RECORDED DATA
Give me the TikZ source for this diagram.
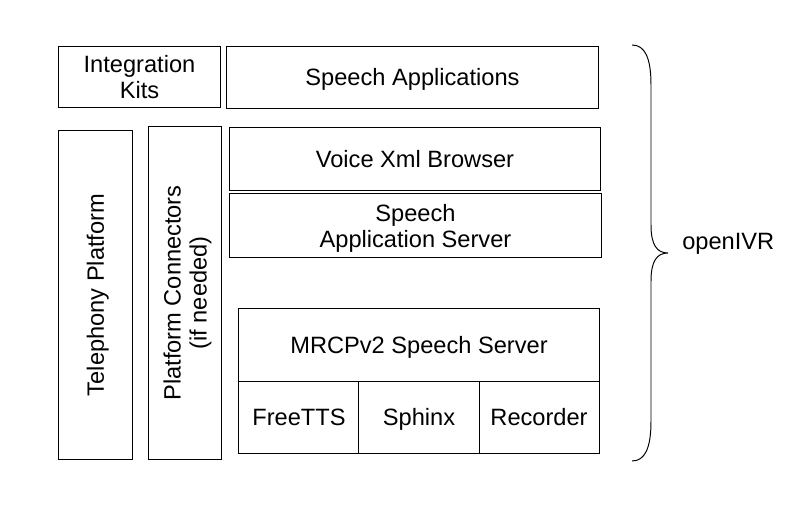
\documentclass[tikz,border=0pt]{standalone}
\usepackage{fontspec}
\setmainfont{Liberation Sans}
\usepackage{tikz}
\usetikzlibrary{positioning}

\tikzset{
  block/.style={draw, line width=0.7pt, inner sep=0pt, outer sep=0pt, align=center,
    font=\fontsize{16.8}{18.5}\selectfont},
  oneline/.style={text height=15.5pt, text depth=3.5pt},
  twoline/.style={text depth=0pt},
  wide/.style={block, minimum width=9.275cm, minimum height=1.55cm},
  tall/.style={block, rotate=90, minimum width=8.25cm, minimum height=1.8cm},
  engine/.style={block, oneline, minimum width=3cm, minimum height=1.8cm}
}

\begin{document}
\begin{tikzpicture}[x=0.025cm, y=-0.025cm]
        \useasboundingbox (0,0) rectangle (798,518);

        \node[block, twoline] (kits) [minimum width=4.025cm, minimum height=1.5cm] at (139.5,77) {Integration\\Kits};
        \node[wide, oneline] (apps) [minimum height=1.525cm] at (412.5,77.5) {Speech Applications};
        \node[tall, oneline] (tel) [minimum width=8.2cm, minimum height=1.825cm] at (95.5,295) {Telephony Platform};
        \node[tall, twoline] (conn) [minimum width=8.3cm] at (185,293) {Platform Connectors\\(if needed)};
        \node[wide, oneline] (vxml) [minimum width=9.25cm] at (415,159) {Voice Xml Browser};
        \node[wide, twoline] (sas) [minimum height=1.575cm] at (415.5,225.5) {Speech\\Application Server};
        \node[block, oneline] (mrcp) [minimum width=9cm, minimum height=1.8cm] at (419,345) {MRCPv2 Speech Server};
        \node[engine] (tts) [below right = 0pt and 0pt of mrcp.south west] {FreeTTS};
        \node[engine] (sphinx) [right = 0pt of tts] {Sphinx};
        \node[engine] (rec) [right = 0pt of sphinx] {Recorder};

        % brace
        \coordinate (tip) at (668,253);
        \draw[line width=0.7pt] (632,45) .. controls (645,45) and (651,58) .. (651,85)
          -- (651,225) .. controls (651,245) and (657,253) .. (tip)
          .. controls (657,253) and (651,261) .. (651,281)
          -- (651,421) .. controls (651,448) and (645,461) .. (632,461);
        \node[font=\fontsize{16.8}{18.5}\selectfont, anchor=west, inner sep=0pt] (ivr) at (682,244) {openIVR};
    \end{tikzpicture}
\end{document}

EXERCISE
Please extract exactly the lines of the data, from the first through the line containing "(0,0) rectangle (798,518);", and add no pictures to the copy.

OUTPUT
Give me the TikZ source for this diagram.
\documentclass[tikz,border=0pt]{standalone}
\usepackage{fontspec}
\setmainfont{Liberation Sans}
\usepackage{tikz}
\usetikzlibrary{positioning}

\tikzset{
  block/.style={draw, line width=0.7pt, inner sep=0pt, outer sep=0pt, align=center,
    font=\fontsize{16.8}{18.5}\selectfont},
  oneline/.style={text height=15.5pt, text depth=3.5pt},
  twoline/.style={text depth=0pt},
  wide/.style={block, minimum width=9.275cm, minimum height=1.55cm},
  tall/.style={block, rotate=90, minimum width=8.25cm, minimum height=1.8cm},
  engine/.style={block, oneline, minimum width=3cm, minimum height=1.8cm}
}

\begin{document}
\begin{tikzpicture}[x=0.025cm, y=-0.025cm]
        \useasboundingbox (0,0) rectangle (798,518);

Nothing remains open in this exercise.